* BEGIN *
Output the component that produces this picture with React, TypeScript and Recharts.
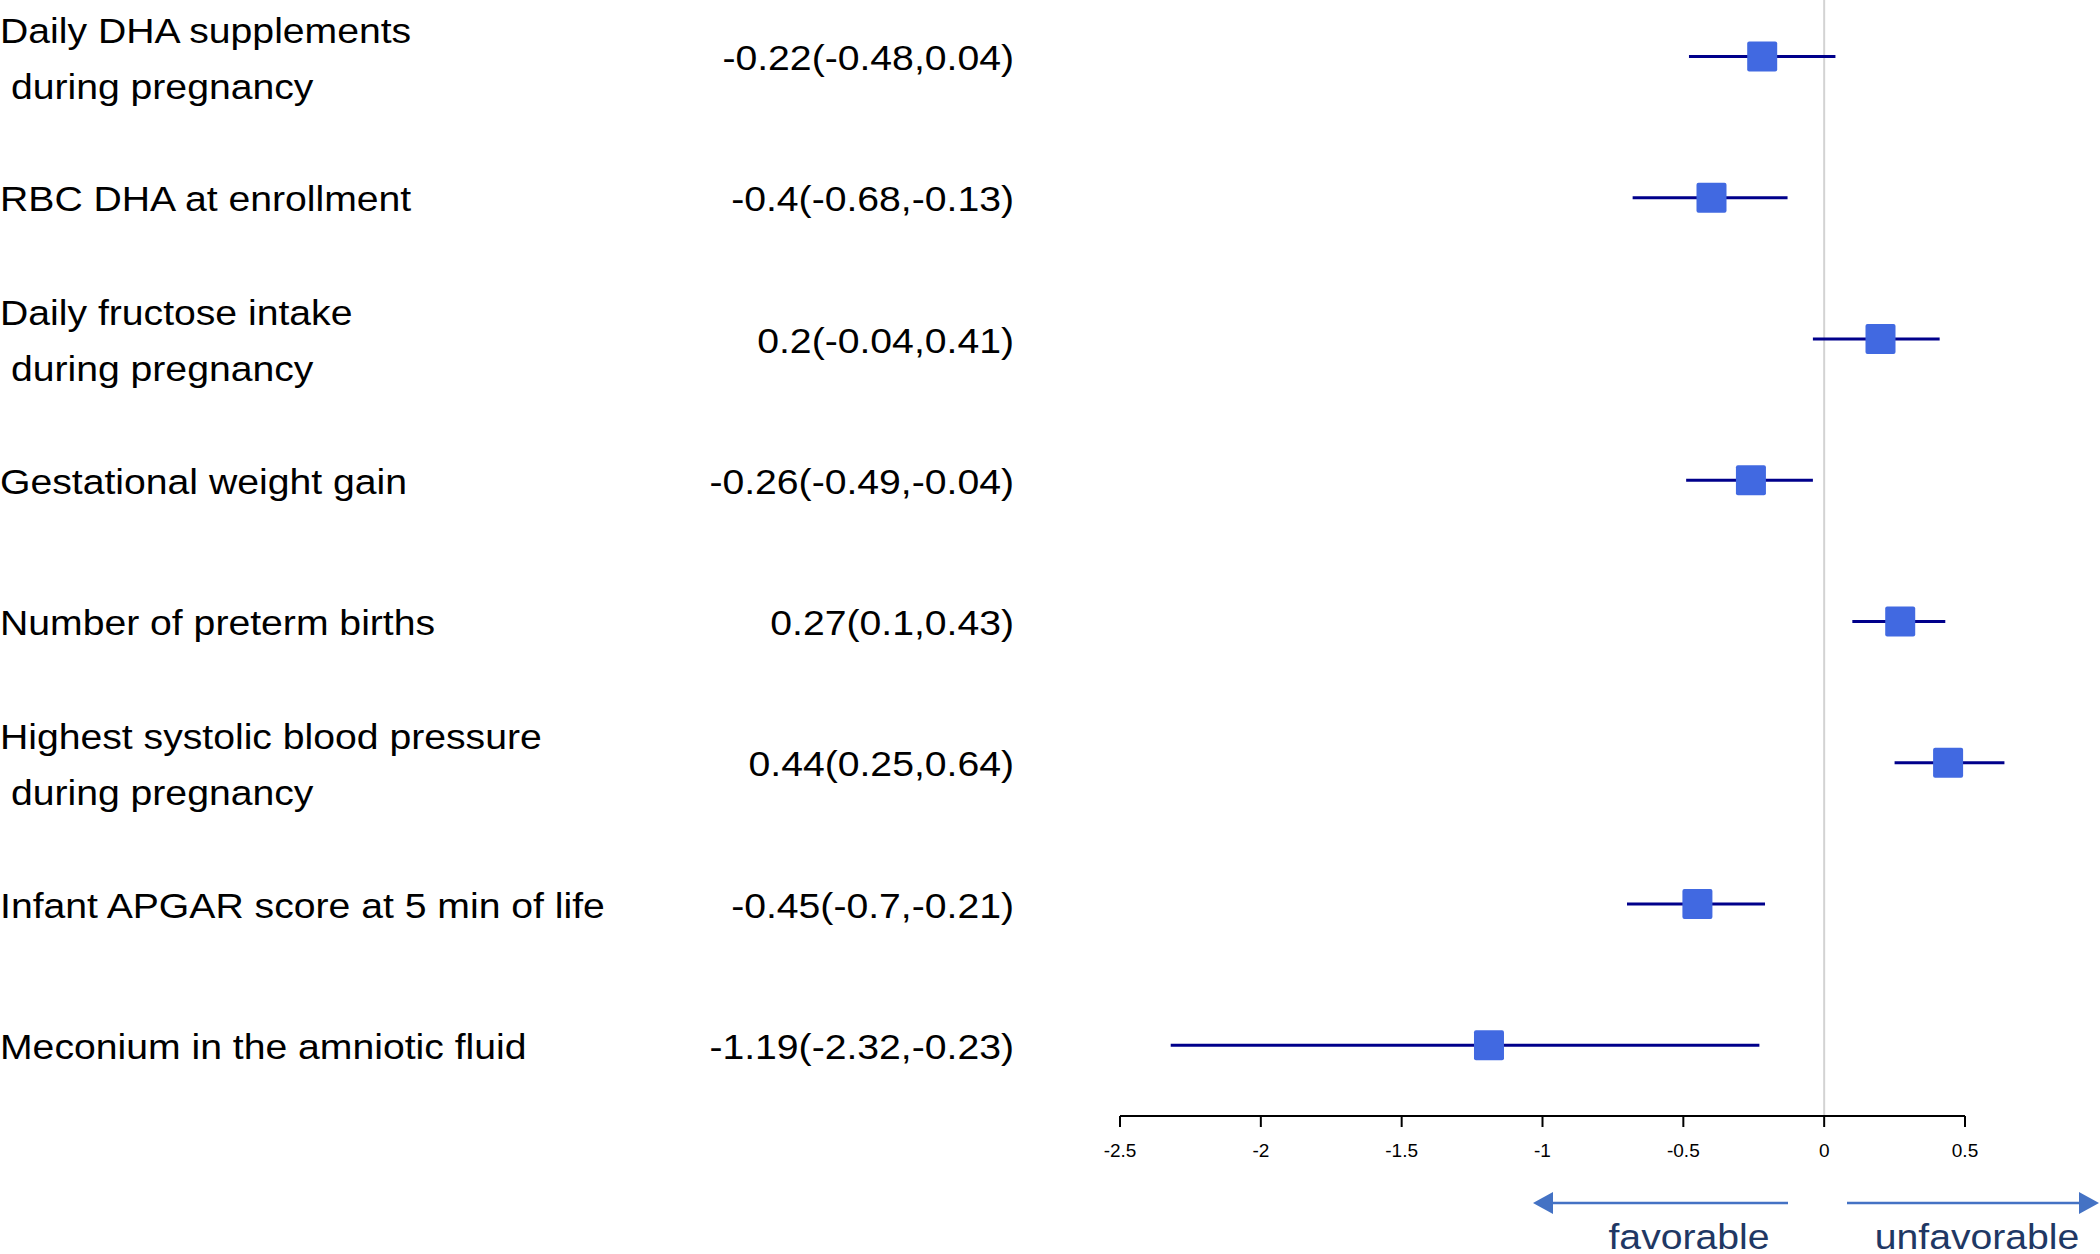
import React from 'react';
import {
  ScatterChart,
  Scatter,
  XAxis,
  YAxis,
  ErrorBar,
  ReferenceLine,
} from 'recharts';

const labels = [
  ['Daily DHA supplements', ' during pregnancy'],
  ['RBC DHA at enrollment'],
  ['Daily fructose intake', ' during pregnancy'],
  ['Gestational weight gain'],
  ['Number of preterm births'],
  ['Highest systolic blood pressure', ' during pregnancy'],
  ['Infant APGAR score at 5 min of life'],
  ['Meconium in the amniotic fluid'],
];
const estimates = [-0.22, -0.4, 0.2, -0.26, 0.27, 0.44, -0.45, -1.19];
const lower = [-0.48, -0.68, -0.04, -0.49, 0.1, 0.25, -0.7, -2.32];
const upper = [0.04, -0.13, 0.41, -0.04, 0.43, 0.64, -0.21, -0.23];
const xTicks = [-2.5, -2, -1.5, -1, -0.5, 0, 0.5];
const rows = labels.map((_, i) => i + 1);

const data = rows.map((row, i) => ({
  row,
  est: estimates[i],
  err: [estimates[i] - lower[i], upper[i] - estimates[i]],
}));

const FONT = '"Liberation Sans", Arial, sans-serif';
const FS = 34.5;
const SX = 1.135; // the source text is a little stretched sideways

function RowTick(props: any) {
  const { y, payload } = props;
  const i = payload.value - 1;
  const lines = labels[i];
  if (!lines) return null;
  const ci = `${estimates[i]}(${lower[i]},${upper[i]})`;
  const offsets = lines.length === 2 ? [-14, 42] : [13.5];
  return (
    <g>
      {lines.map((t, k) => (
        <text
          key={k}
          transform={`translate(0, ${y + offsets[k]}) scale(${SX}, 1)`}
          fontSize={FS}
          fontFamily={FONT}
          fill="#000"
          style={{ whiteSpace: 'pre' }}
        >
          {t}
        </text>
      ))}
      <text
        transform={`translate(1014, ${y + 13.5}) scale(${SX}, 1)`}
        textAnchor="end"
        fontSize={FS}
        fontFamily={FONT}
        fill="#000"
      >
        {ci}
      </text>
    </g>
  );
}

const Square = (props: any) => {
  const { cx, cy } = props;
  return (
    <rect x={cx - 15} y={cy - 15} width={30} height={30} rx={2} fill="#4169E1" />
  );
};

export default function App() {
  return (
    <div style={{ position: 'absolute', left: 0, top: 0, width: 2100, height: 1254, background: '#fff' }}>
      <ScatterChart
        width={2100}
        height={1254}
        margin={{ top: 0, right: 135, bottom: 78, left: 0 }}
      >
        <XAxis
          type="number"
          dataKey="est"
          domain={[-2.5, 0.5]}
          ticks={xTicks}
          allowDataOverflow
          height={60}
          axisLine={{ stroke: '#000', strokeWidth: 2 }}
          tickLine={{ stroke: '#000', strokeWidth: 2 }}
          tickSize={11}
          tickMargin={17}
          tick={{ fontSize: 19, fontFamily: FONT, fill: '#000' }}
        />
        <YAxis
          type="number"
          dataKey="row"
          domain={[0.6, 8.5]}
          ticks={rows}
          interval={0}
          reversed
          allowDataOverflow
          width={1120}
          axisLine={false}
          tickLine={false}
          tick={RowTick}
        />
        <ReferenceLine x={0} stroke="#D3D3D3" strokeWidth={2} />
        <Scatter data={data} shape={Square} isAnimationActive={false}>
          <ErrorBar
            dataKey="err"
            direction="x"
            width={0}
            stroke="#00008B"
            strokeWidth={3}
            isAnimationActive={false}
          />
        </Scatter>
      </ScatterChart>
      <svg
        width={2100}
        height={1254}
        style={{ position: 'absolute', left: 0, top: 0, pointerEvents: 'none' }}
      >
        <line x1={1550} y1={1203} x2={1788} y2={1203} stroke="#4472C4" strokeWidth={2.5} />
        <polygon points="1533,1203 1553,1192 1553,1214" fill="#4472C4" />
        <line x1={1847} y1={1203} x2={2080} y2={1203} stroke="#4472C4" strokeWidth={2.5} />
        <polygon points="2099,1203 2079,1192 2079,1214" fill="#4472C4" />
        <text
          transform={`translate(1689, 1249) scale(${SX}, 1)`}
          textAnchor="middle"
          fontSize={FS}
          fontFamily={FONT}
          fill="#1F3864"
        >
          favorable
        </text>
        <text
          transform={`translate(1977, 1249) scale(${SX}, 1)`}
          textAnchor="middle"
          fontSize={FS}
          fontFamily={FONT}
          fill="#1F3864"
        >
          unfavorable
        </text>
      </svg>
    </div>
  );
}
* END *
WHAT THIS TASK INVOLVES |
Make an exact copy of the listing above. Do not include the pictures.

WRITTEN SOLUTION |
Output the component that produces this picture with React, TypeScript and Recharts.
import React from 'react';
import {
  ScatterChart,
  Scatter,
  XAxis,
  YAxis,
  ErrorBar,
  ReferenceLine,
} from 'recharts';

const labels = [
  ['Daily DHA supplements', ' during pregnancy'],
  ['RBC DHA at enrollment'],
  ['Daily fructose intake', ' during pregnancy'],
  ['Gestational weight gain'],
  ['Number of preterm births'],
  ['Highest systolic blood pressure', ' during pregnancy'],
  ['Infant APGAR score at 5 min of life'],
  ['Meconium in the amniotic fluid'],
];
const estimates = [-0.22, -0.4, 0.2, -0.26, 0.27, 0.44, -0.45, -1.19];
const lower = [-0.48, -0.68, -0.04, -0.49, 0.1, 0.25, -0.7, -2.32];
const upper = [0.04, -0.13, 0.41, -0.04, 0.43, 0.64, -0.21, -0.23];
const xTicks = [-2.5, -2, -1.5, -1, -0.5, 0, 0.5];
const rows = labels.map((_, i) => i + 1);

const data = rows.map((row, i) => ({
  row,
  est: estimates[i],
  err: [estimates[i] - lower[i], upper[i] - estimates[i]],
}));

const FONT = '"Liberation Sans", Arial, sans-serif';
const FS = 34.5;
const SX = 1.135; // the source text is a little stretched sideways

function RowTick(props: any) {
  const { y, payload } = props;
  const i = payload.value - 1;
  const lines = labels[i];
  if (!lines) return null;
  const ci = `${estimates[i]}(${lower[i]},${upper[i]})`;
  const offsets = lines.length === 2 ? [-14, 42] : [13.5];
  return (
    <g>
      {lines.map((t, k) => (
        <text
          key={k}
          transform={`translate(0, ${y + offsets[k]}) scale(${SX}, 1)`}
          fontSize={FS}
          fontFamily={FONT}
          fill="#000"
          style={{ whiteSpace: 'pre' }}
        >
          {t}
        </text>
      ))}
      <text
        transform={`translate(1014, ${y + 13.5}) scale(${SX}, 1)`}
        textAnchor="end"
        fontSize={FS}
        fontFamily={FONT}
        fill="#000"
      >
        {ci}
      </text>
    </g>
  );
}

const Square = (props: any) => {
  const { cx, cy } = props;
  return (
    <rect x={cx - 15} y={cy - 15} width={30} height={30} rx={2} fill="#4169E1" />
  );
};

export default function App() {
  return (
    <div style={{ position: 'absolute', left: 0, top: 0, width: 2100, height: 1254, background: '#fff' }}>
      <ScatterChart
        width={2100}
        height={1254}
        margin={{ top: 0, right: 135, bottom: 78, left: 0 }}
      >
        <XAxis
          type="number"
          dataKey="est"
          domain={[-2.5, 0.5]}
          ticks={xTicks}
          allowDataOverflow
          height={60}
          axisLine={{ stroke: '#000', strokeWidth: 2 }}
          tickLine={{ stroke: '#000', strokeWidth: 2 }}
          tickSize={11}
          tickMargin={17}
          tick={{ fontSize: 19, fontFamily: FONT, fill: '#000' }}
        />
        <YAxis
          type="number"
          dataKey="row"
          domain={[0.6, 8.5]}
          ticks={rows}
          interval={0}
          reversed
          allowDataOverflow
          width={1120}
          axisLine={false}
          tickLine={false}
          tick={RowTick}
        />
        <ReferenceLine x={0} stroke="#D3D3D3" strokeWidth={2} />
        <Scatter data={data} shape={Square} isAnimationActive={false}>
          <ErrorBar
            dataKey="err"
            direction="x"
            width={0}
            stroke="#00008B"
            strokeWidth={3}
            isAnimationActive={false}
          />
        </Scatter>
      </ScatterChart>
      <svg
        width={2100}
        height={1254}
        style={{ position: 'absolute', left: 0, top: 0, pointerEvents: 'none' }}
      >
        <line x1={1550} y1={1203} x2={1788} y2={1203} stroke="#4472C4" strokeWidth={2.5} />
        <polygon points="1533,1203 1553,1192 1553,1214" fill="#4472C4" />
        <line x1={1847} y1={1203} x2={2080} y2={1203} stroke="#4472C4" strokeWidth={2.5} />
        <polygon points="2099,1203 2079,1192 2079,1214" fill="#4472C4" />
        <text
          transform={`translate(1689, 1249) scale(${SX}, 1)`}
          textAnchor="middle"
          fontSize={FS}
          fontFamily={FONT}
          fill="#1F3864"
        >
          favorable
        </text>
        <text
          transform={`translate(1977, 1249) scale(${SX}, 1)`}
          textAnchor="middle"
          fontSize={FS}
          fontFamily={FONT}
          fill="#1F3864"
        >
          unfavorable
        </text>
      </svg>
    </div>
  );
}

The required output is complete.